Pretending that running so many trains to the Airport is as simple as laying over at Mayfield is disingenuous, sorry, especially as most Airport services currently depart from the main shed at Piccadilly (the half hourly stoppers, the Middlesbrough service, the York service and the Cleethorpes service), compared to those using 13/14 (the Scottish service, the Blackpool service, the Southport service and the Liverpool service), so theyre certainly not *all* coming from the west anyway.
If you want to avoid terminating services at Piccadilly then why arent we talking about things like Cleethorpes Southport? Contrary to Received Wisdom on here, the answer doesnt always have to be run a through service to Manchester Airport every hour...
for the record, the airport station is used by more passengers than many other stations that TransPennine Express serve
Many other stations served by TPE get significantly fewer than ten departures an hour though (nine to Manchester, one to Crewe)...
I had a horrendous journey from Manchester to Edinburgh several years ago - due to bad traffic congestion in South Manchester I would have missed my planned through train from Piccadilly (then a diesel unit run by Virgin) so I went to Oxford Road, only to have it confirmed that it didn't stop there. I jumped on the next train to Bolton only to find that the Edinburgh train again trundled through the platform at five miles per hour without stopping.

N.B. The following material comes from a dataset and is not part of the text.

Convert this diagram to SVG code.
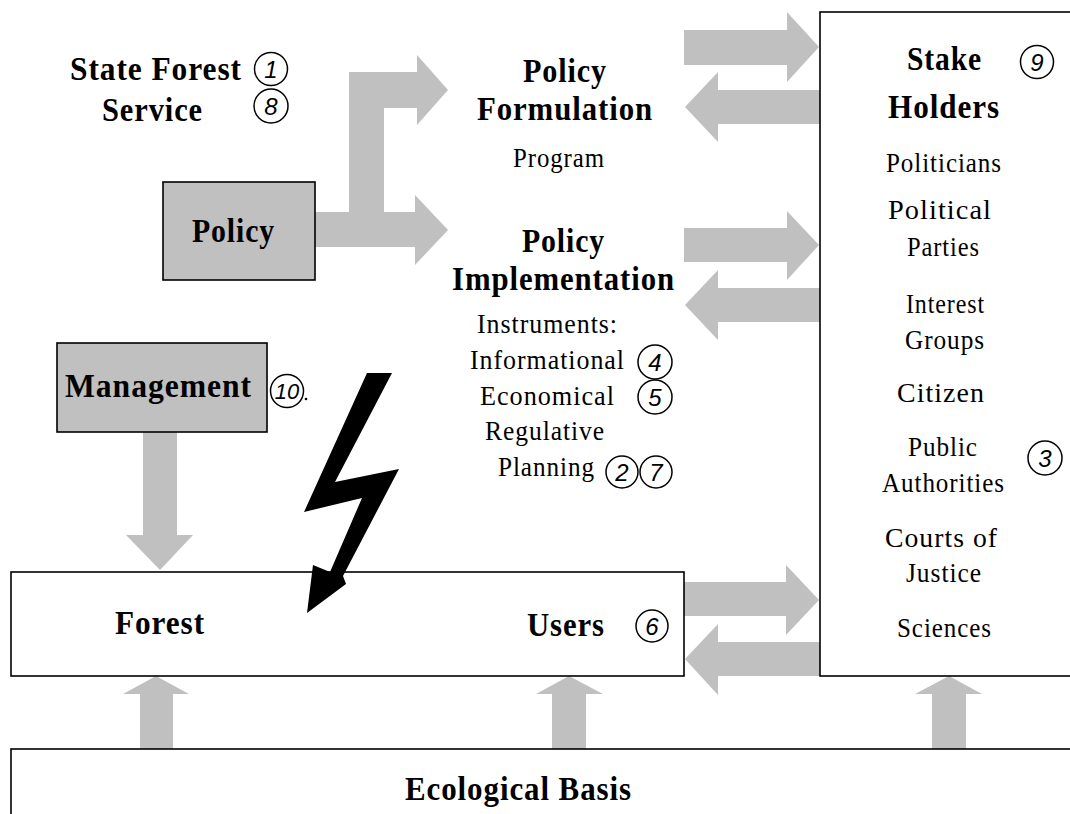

Damage limitation time - with no through train for several hours I caught the next train to Preston and didn't have too long to wait for a Glasgow train, although this was a bit delayed.
Now I recall the eminently sensible practice of splitting Anglo-Scottish trains at Carstairs, but under the bearded wonder this practice had ceased so still no Edinburgh connection but the train guard was on the ball - rather than travel all the way into Glasgow he advised me to decamp at Motherwell and await a connection on the newly electrified GNER Glasgow-Edinburgh-London route
I dont know when this journey was, but if you are talking about Virgin running units rather than loco hauled/ HSTs (and Beardie / GNER) then itd have been a few years since the Carstairs Edinburgh line was newly electrified?
Still, worth remembering that for a few years under Virgin, there were no direct services from Manchester Airport to Carlisle/ Glasgow/ Edinburgh (Manchester Edinburgh/ Glasgow services were an extension of Bristol/ Reading - Birmingham Manchester services) and most people seemed to cope okay.